Le 8 avril 1958, date marquant le quarantième anniversaire de cet événement, les familles Bocquet et Plouvier décident de remettre le Christ des Tranchées au gouvernement français pour en faire don aux Portugais. Il est transféré à Lisbonne. Depuis cette date, il est vénéré dans la Salle du Chapitre du Monastère de Batalha,   veillant sur les tombes des deux soldats inconnus portugais. L’un en mémoire de cette guerre, l’autre rappelant les morts des guerres coloniales.

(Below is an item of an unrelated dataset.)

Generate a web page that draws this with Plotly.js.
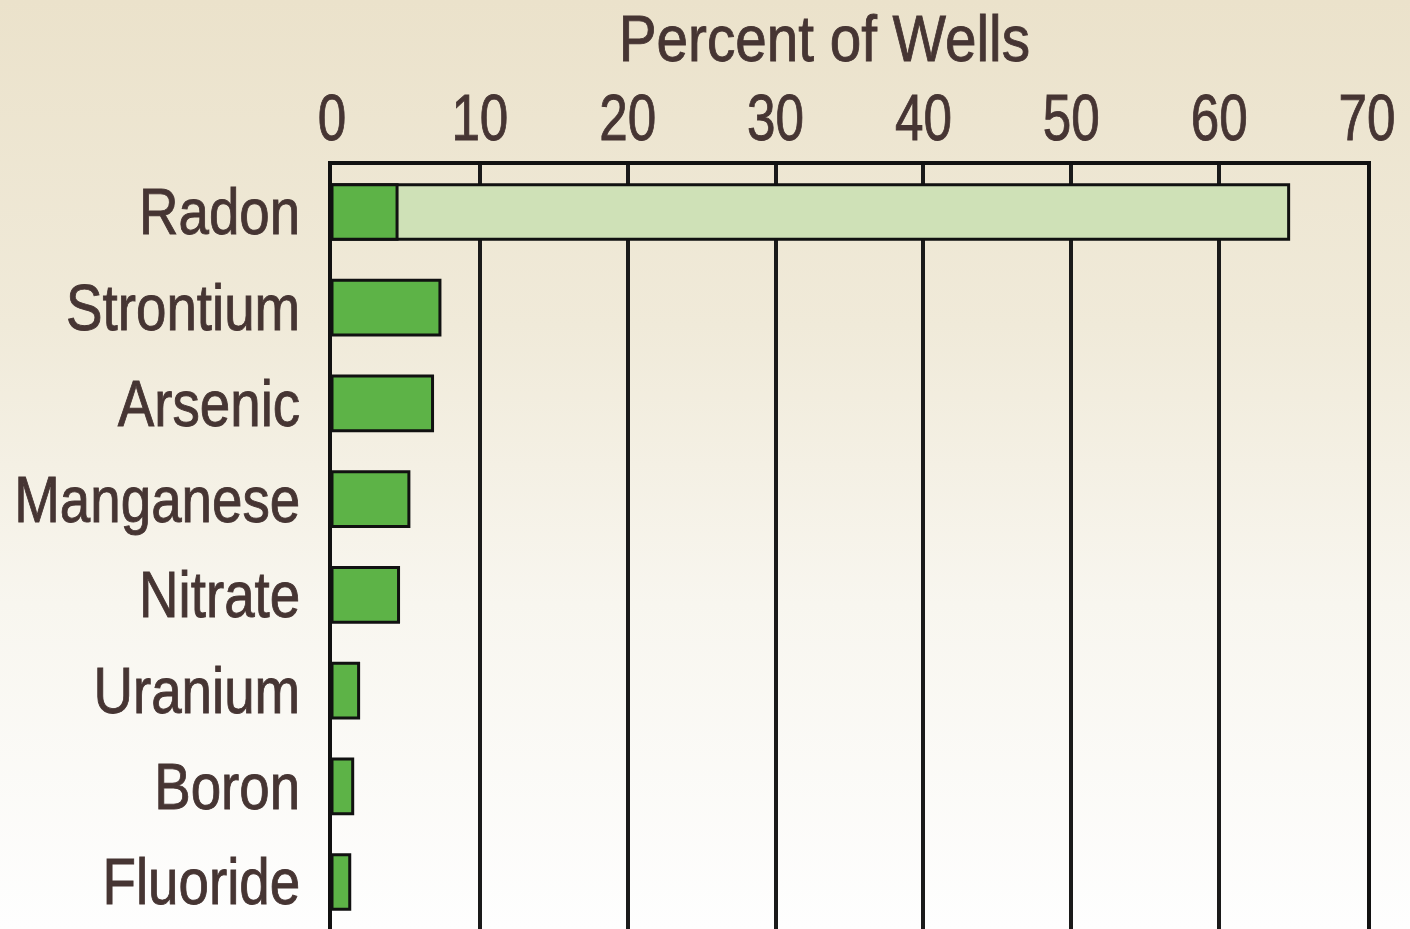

En France, il y a l’Arc de Triomphe à Paris, et sa « flamme éternelle » à la mémoire du Soldat Inconnu qui y est inhumé, rappelant aux vivants ceux qui par le passé sont morts pour défendre notre pays. Au Portugal, le monument choisi pour ce rappel n’est autre que le glorieux Monastère de Batalha, qui célèbre déjà lui-même, la victoire des Portugais sur les Castillans à la bataille d’Aljubarrota ( 1384). C’est en se promenant dans le Cloître Royal du roi Dom João I,   que l’on découvre la Salle du Chapitre, toujours gardée par des militaires. A l’entrée de cette salle on peut remarquer, en permanence, d’autres militaires se reposant. On comprend très vite, la raison de leur présence : à l’intérieur, gardant les tombeaux, deux soldats ne bougeant pas d’un poil gardent la mémoire de deux des leurs, tombés sur le front, veillés par la petite flamme d’une lampe en bronze et… par le Christ des Tranchées.